→ **Data in this exercise**
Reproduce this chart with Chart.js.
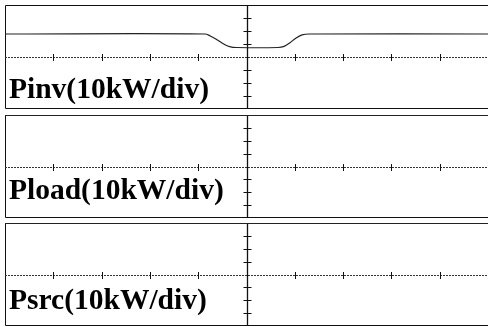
<!DOCTYPE html>
<html><head><meta charset="utf-8">
<script src="https://cdn.jsdelivr.net/npm/chart.js@4"></script>
<style>
html,body{margin:0;padding:0;background:#fff;}
#wrap{position:relative;width:488px;height:327px;overflow:hidden;background:#fff;}
canvas{position:absolute;}
.lbl{position:absolute;font-family:"Liberation Serif","DejaVu Serif",serif;font-weight:bold;font-size:29.5px;color:#000;line-height:1;white-space:nowrap;}
</style></head>
<body><div id="wrap">
<canvas id="c1" width="483" height="104" style="left:5px;top:5px"></canvas>
<canvas id="c2" width="483" height="103" style="left:5px;top:115px"></canvas>
<canvas id="c3" width="483" height="103" style="left:5px;top:223px"></canvas>
<div class="lbl" id="l1" style="left:9px;top:74px"></div>
<div class="lbl" id="l2" style="left:9px;top:175px"></div>
<div class="lbl" id="l3" style="left:9px;top:285px"></div>
</div>
<script>
// Labels
const panelLabels = ["Pinv(10kW/div)", "Pload(10kW/div)", "Psrc(10kW/div)"];
// time in divisions
const pinvTime = [-5, -0.86, -0.75, -0.62, -0.48, -0.35, -0.2, 0.65, 0.78, 0.9, 1.02, 1.15, 1.3, 5];
// power in kW (10 kW/div)
const pinvValues = [17.7, 17.7, 16.2, 13.5, 10.2, 8.0, 7.3, 7.3, 8.2, 11.0, 14.5, 17.0, 17.7, 17.7];
const ploadTime = [-5, 5];
const ploadValues = [39.7, 39.7];
const psrcTime = [-5, 5];
const psrcValues = [39.6, 39.6];

const scopePlugin = {
  id: 'scope',
  beforeDatasetsDraw(chart) {
    const ctx = chart.ctx, a = chart.chartArea;
    const xs = chart.scales.x, ys = chart.scales.y;
    const cx = Math.round(xs.getPixelForValue(0)) + 0.5;
    const cy = Math.round(ys.getPixelForValue(0)) + 0.5;
    ctx.save();
    ctx.strokeStyle = '#111';
    ctx.lineWidth = 1;
    ctx.beginPath();
    ctx.moveTo(a.right + 2, a.top + 0.5); ctx.lineTo(a.left + 0.5, a.top + 0.5);
    ctx.lineTo(a.left + 0.5, a.bottom - 0.5); ctx.lineTo(a.right + 2, a.bottom - 0.5);
    ctx.stroke();
    ctx.setLineDash([2, 1]);
    ctx.strokeStyle = '#333';
    ctx.beginPath(); ctx.moveTo(a.left, cy); ctx.lineTo(a.right, cy); ctx.stroke();
    ctx.setLineDash([]);
    ctx.strokeStyle = '#111';
    for (let k = -4; k <= 4; k++) {
      if (k === 0) continue;
      const x = Math.round(xs.getPixelForValue(k)) + 0.5;
      ctx.beginPath(); ctx.moveTo(x, cy - 3.5); ctx.lineTo(x, cy + 3.5); ctx.stroke();
    }
    ctx.lineWidth = 1.3;
    ctx.beginPath(); ctx.moveTo(cx, a.top); ctx.lineTo(cx, a.bottom); ctx.stroke();
    ctx.lineWidth = 1;
    for (let k = -30; k <= 30; k += 10) {
      if (k === 0) continue;
      const y = Math.round(ys.getPixelForValue(k)) + 0.5;
      ctx.beginPath(); ctx.moveTo(cx - 4, y); ctx.lineTo(cx + 4, y); ctx.stroke();
    }
    ctx.restore();
  }
};

function makeChart(id, t, v, label) {
  const pts = t.map((x, i) => ({x: x, y: v[i]}));
  return new Chart(document.getElementById(id), {
    type: 'line',
    data: { datasets: [{ label: label, data: pts, borderColor: '#222', borderWidth: 1.2,
      pointRadius: 0, tension: 0.35, fill: false, clip: 2 }] },
    options: {
      responsive: false, animation: false, devicePixelRatio: 1,
      layout: { padding: 0 },
      plugins: { legend: { display: false }, tooltip: { enabled: false } },
      scales: {
        x: { type: 'linear', min: -5, max: 5, display: false },
        y: { type: 'linear', min: -40, max: 40, display: false }
      }
    },
    plugins: [scopePlugin]
  });
}
makeChart('c1', pinvTime, pinvValues, panelLabels[0]);
makeChart('c2', ploadTime, ploadValues, panelLabels[1]);
makeChart('c3', psrcTime, psrcValues, panelLabels[2]);
document.getElementById('l1').textContent = panelLabels[0];
document.getElementById('l2').textContent = panelLabels[1];
document.getElementById('l3').textContent = panelLabels[2];
</script>
</body></html>
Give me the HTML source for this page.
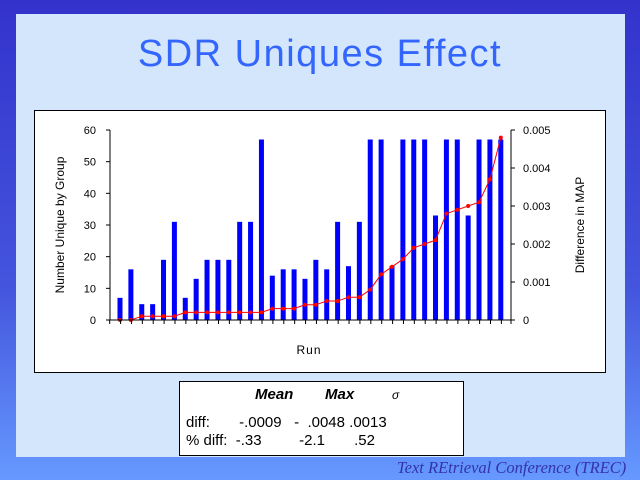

→ **What is needed**
Repeat the material above in full and exactly, omitting the pictures.

→ **The solution**
Reproduce this chart with Chart.js.
<!DOCTYPE html>
<html><head><meta charset="utf-8">
<script src="https://cdn.jsdelivr.net/npm/chart.js@4"></script>
<style>
html,body{margin:0;padding:0;background:#fff;}
#wrap{position:relative;width:488px;height:327px;overflow:hidden;background:#fff;}
canvas{position:absolute;}
.lbl{position:absolute;font-family:"Liberation Serif","DejaVu Serif",serif;font-weight:bold;font-size:29.5px;color:#000;line-height:1;white-space:nowrap;}
</style></head>
<body><div id="wrap">
<canvas id="c1" width="483" height="104" style="left:5px;top:5px"></canvas>
<canvas id="c2" width="483" height="103" style="left:5px;top:115px"></canvas>
<canvas id="c3" width="483" height="103" style="left:5px;top:223px"></canvas>
<div class="lbl" id="l1" style="left:9px;top:74px"></div>
<div class="lbl" id="l2" style="left:9px;top:175px"></div>
<div class="lbl" id="l3" style="left:9px;top:285px"></div>
</div>
<script>
// Labels
const panelLabels = ["Pinv(10kW/div)", "Pload(10kW/div)", "Psrc(10kW/div)"];
// time in divisions
const pinvTime = [-5, -0.86, -0.75, -0.62, -0.48, -0.35, -0.2, 0.65, 0.78, 0.9, 1.02, 1.15, 1.3, 5];
// power in kW (10 kW/div)
const pinvValues = [17.7, 17.7, 16.2, 13.5, 10.2, 8.0, 7.3, 7.3, 8.2, 11.0, 14.5, 17.0, 17.7, 17.7];
const ploadTime = [-5, 5];
const ploadValues = [39.7, 39.7];
const psrcTime = [-5, 5];
const psrcValues = [39.6, 39.6];

const scopePlugin = {
  id: 'scope',
  beforeDatasetsDraw(chart) {
    const ctx = chart.ctx, a = chart.chartArea;
    const xs = chart.scales.x, ys = chart.scales.y;
    const cx = Math.round(xs.getPixelForValue(0)) + 0.5;
    const cy = Math.round(ys.getPixelForValue(0)) + 0.5;
    ctx.save();
    ctx.strokeStyle = '#111';
    ctx.lineWidth = 1;
    ctx.beginPath();
    ctx.moveTo(a.right + 2, a.top + 0.5); ctx.lineTo(a.left + 0.5, a.top + 0.5);
    ctx.lineTo(a.left + 0.5, a.bottom - 0.5); ctx.lineTo(a.right + 2, a.bottom - 0.5);
    ctx.stroke();
    ctx.setLineDash([2, 1]);
    ctx.strokeStyle = '#333';
    ctx.beginPath(); ctx.moveTo(a.left, cy); ctx.lineTo(a.right, cy); ctx.stroke();
    ctx.setLineDash([]);
    ctx.strokeStyle = '#111';
    for (let k = -4; k <= 4; k++) {
      if (k === 0) continue;
      const x = Math.round(xs.getPixelForValue(k)) + 0.5;
      ctx.beginPath(); ctx.moveTo(x, cy - 3.5); ctx.lineTo(x, cy + 3.5); ctx.stroke();
    }
    ctx.lineWidth = 1.3;
    ctx.beginPath(); ctx.moveTo(cx, a.top); ctx.lineTo(cx, a.bottom); ctx.stroke();
    ctx.lineWidth = 1;
    for (let k = -30; k <= 30; k += 10) {
      if (k === 0) continue;
      const y = Math.round(ys.getPixelForValue(k)) + 0.5;
      ctx.beginPath(); ctx.moveTo(cx - 4, y); ctx.lineTo(cx + 4, y); ctx.stroke();
    }
    ctx.restore();
  }
};

function makeChart(id, t, v, label) {
  const pts = t.map((x, i) => ({x: x, y: v[i]}));
  return new Chart(document.getElementById(id), {
    type: 'line',
    data: { datasets: [{ label: label, data: pts, borderColor: '#222', borderWidth: 1.2,
      pointRadius: 0, tension: 0.35, fill: false, clip: 2 }] },
    options: {
      responsive: false, animation: false, devicePixelRatio: 1,
      layout: { padding: 0 },
      plugins: { legend: { display: false }, tooltip: { enabled: false } },
      scales: {
        x: { type: 'linear', min: -5, max: 5, display: false },
        y: { type: 'linear', min: -40, max: 40, display: false }
      }
    },
    plugins: [scopePlugin]
  });
}
makeChart('c1', pinvTime, pinvValues, panelLabels[0]);
makeChart('c2', ploadTime, ploadValues, panelLabels[1]);
makeChart('c3', psrcTime, psrcValues, panelLabels[2]);
document.getElementById('l1').textContent = panelLabels[0];
document.getElementById('l2').textContent = panelLabels[1];
document.getElementById('l3').textContent = panelLabels[2];
</script>
</body></html>
Give me the HTML source for this page.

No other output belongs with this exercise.